As you can imagine, Stallings has some terrific words to quell bridezilla-like behavior. "Yes, you will hit stress and yes, people are extra forgiving of you because you are planning a wedding," but, she points out, "there's really no excuse for bridezilla, awful, awful bride behavior because there are a lot of people watching and you are outnumbered and it's really important to always remember that." While it may be your special day, she stresses, "it's also a day that you have invited your extended friends and family to join you and you want to treat those people well and with respect and with the kindness that they deserve." Clearly, Stallings adds, "pitching fits over a slightly droopy centerpiece floral arrangement isn't a respectful, kind way to treat people who have come from afar to honor you and your partner."
And what of the alleged "indiezilla" phenomenon? "I think that all too often that there is this reflex that an offbeat or an indie wedding is just as over the top as a traditional wedding" but, says Stallings, "Offbeat doesn't mean extravagant, it doesn't mean having this ridiculous, huge theme wedding because you want to be different. It means having a wedding that really reflects you."
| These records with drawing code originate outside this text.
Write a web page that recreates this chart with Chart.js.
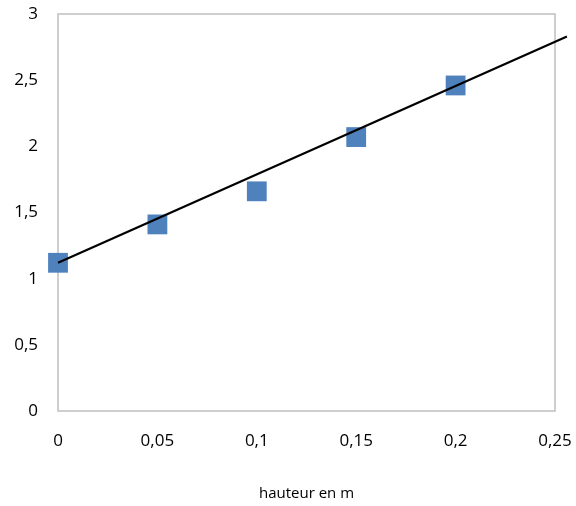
<!DOCTYPE html>
<html>
<head>
<meta charset="utf-8">
<script src="https://cdn.jsdelivr.net/npm/chart.js@4/dist/chart.umd.min.js"></script>
<style>
  html, body { margin: 0; padding: 0; background: #fff; }
  #wrap { width: 576px; height: 506px; }
</style>
</head>
<body>
<div id="wrap"><canvas id="chart"></canvas></div>
<script>
const hauteurs = [0, 0.05, 0.1, 0.15, 0.2];
const valeurs  = [1.12, 1.41, 1.66, 2.07, 2.46];
const trendX   = [0, 0.256];
const trendY   = [1.12, 2.83];

const FAMILY = "'Open Sans', 'DejaVu Sans', sans-serif";
const TICK_FONT  = { family: FAMILY, size: 17 };
const TITLE_FONT = { family: FAMILY, size: 15 };
const fmt = v => Number(v.toFixed(2)).toString().replace('.', ',');

// cadre gris autour de la zone de tracé
const frame = {
  id: 'frame',
  beforeDatasetsDraw(chart) {
    const { ctx, chartArea: a } = chart;
    ctx.save();
    ctx.strokeStyle = '#bfbfbf';
    ctx.lineWidth = 1.5;
    ctx.strokeRect(a.left, a.top, a.right - a.left, a.bottom - a.top);
    ctx.restore();
  },
};

new Chart(document.getElementById('chart'), {
  type: 'scatter',
  data: {
    datasets: [
      {
        label: 'tendance',
        data: trendX.map((x, i) => ({ x, y: trendY[i] })),
        showLine: true,
        borderColor: '#000',
        borderWidth: 2.2,
        pointRadius: 0,
        clip: false,
        order: 0,
      },
      {
        label: 'mesures',
        data: hauteurs.map((x, i) => ({ x, y: valeurs[i] })),
        pointStyle: 'rect',
        pointRadius: 14,
        backgroundColor: '#4f81bd',
        borderColor: '#4f81bd',
        borderWidth: 0,
        clip: false,
        order: 1,
      },
    ],
  },
  options: {
    responsive: true, maintainAspectRatio: false, animation: false,
    layout: { padding: 0 },
    plugins: { legend: { display: false }, tooltip: { enabled: false } },
    scales: {
      x: {
        type: 'linear', min: 0, max: 0.25,
        grid: { display: false, drawTicks: false },
        border: { display: false },
        ticks: { stepSize: 0.05, color: '#000', font: TICK_FONT, padding: 20, callback: fmt, maxRotation: 0 },
        title: { display: true, text: 'hauteur en m', color: '#000', font: TITLE_FONT, padding: { top: 0, bottom: 3 } },
        afterFit: s => { s.height = 95; s.paddingLeft = 0; s.paddingRight = 21; },
      },
      y: {
        min: 0, max: 3,
        grid: { display: false, drawTicks: false },
        border: { display: false },
        ticks: { stepSize: 0.5, color: '#000', font: TICK_FONT, padding: 20, callback: fmt },
        afterFit: s => { s.width = 58; s.paddingTop = 14; s.paddingBottom = 0; },
      },
    },
  },
  plugins: [frame],
});
</script>
</body>
</html>
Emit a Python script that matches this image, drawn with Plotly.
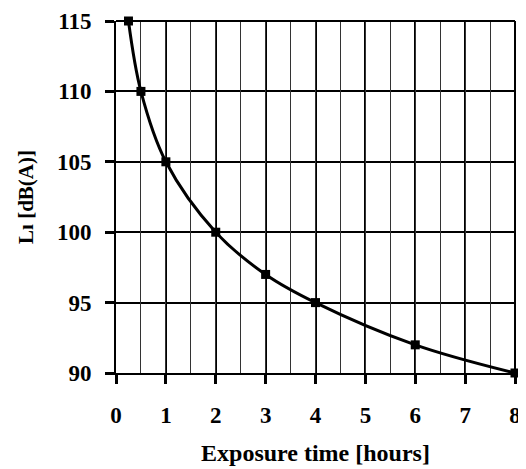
import plotly.graph_objects as go

hours = [0.25, 0.5, 1, 2, 3, 4, 6, 8]
level_dba = [115, 110, 105, 100, 97, 95, 92, 90]
x_ticks = [0, 1, 2, 3, 4, 5, 6, 7, 8]
y_ticks = [90, 95, 100, 105, 110, 115]

FONT = "Liberation Serif"

fig = go.Figure()
fig.add_trace(go.Scatter(
    x=hours, y=level_dba, mode="lines+markers",
    line=dict(color="black", width=3, shape="spline", smoothing=1.0),
    marker=dict(symbol="square", size=9, color="black"),
    cliponaxis=False, showlegend=False,
))

fig.update_layout(
    width=526, height=469,
    margin=dict(l=108, r=19, t=13, b=104),
    plot_bgcolor="white", paper_bgcolor="white",
    font=dict(family=FONT, size=23, color="black"),
    xaxis2=dict(
        range=[0, 8], dtick=0.5, tick0=0, overlaying="x", showgrid=True,
        gridcolor="#333", gridwidth=1, showticklabels=False, ticks="",
        zeroline=False, showline=False, fixedrange=True, layer="below traces",
    ),
    xaxis=dict(
        range=[0, 8], tickmode="array", tickvals=x_ticks, ticktext=[f"<b>{v}</b>" for v in x_ticks],
        ticks="outside", ticklen=9, tickwidth=2.5,
        tickcolor="black", showline=True, linecolor="black", linewidth=2,
        showgrid=True, gridcolor="black", gridwidth=2, zeroline=False,
        tickfont=dict(family=FONT, size=23, color="black"),
        ticklabelstandoff=11,
        automargin=False,
        title=dict(text="<b>Exposure time [hours]</b>", font=dict(family=FONT, size=24), standoff=18),
        fixedrange=True,
    ),
    yaxis=dict(
        range=[90, 115], tickmode="array", tickvals=y_ticks, ticktext=[f"<b>{v}</b>" for v in y_ticks],
        ticks="outside", ticklen=9, tickwidth=2.5,
        tickcolor="black", showline=True, linecolor="black", linewidth=2,
        showgrid=True, gridcolor="black", gridwidth=2, zeroline=False,
        tickfont=dict(family=FONT, size=23, color="black"),
        ticklabelstandoff=9, ticklabeloverflow="allow",
        automargin=False,
        title=dict(text="<b>Lı [dB(A)]</b>", font=dict(family=FONT, size=21), standoff=18),
        fixedrange=True,
    ),
)
# invisible helper trace so the half-hour grid axis is drawn
fig.add_trace(go.Scatter(x=[hours[0]], y=[level_dba[0]], xaxis="x2", mode="markers",
                         marker=dict(opacity=0), hoverinfo="skip", showlegend=False))
fig.add_shape(type="line", xref="paper", yref="paper", x0=0, x1=1, y0=1, y1=1,
              line=dict(color="black", width=2))
fig.add_shape(type="line", xref="paper", yref="paper", x0=1, x1=1, y0=0, y1=1,
              line=dict(color="black", width=2))

fig.write_html("out.html")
Promoting her book has taken an alternate path as well and the events are "as much of a comedy event as they are a reading." Does Stallings ponder the irony of becoming a part of the wedding industry? Of course she does. "Now, somehow, despite the fact that I don't really like the wedding industry, somehow now, I am sort of part of it," she observes, "it's kind of ironic that sometimes you end up doing that which you resisted initially." Fortunately, Stallings has chosen to be a very ingenious and positive part of the solution.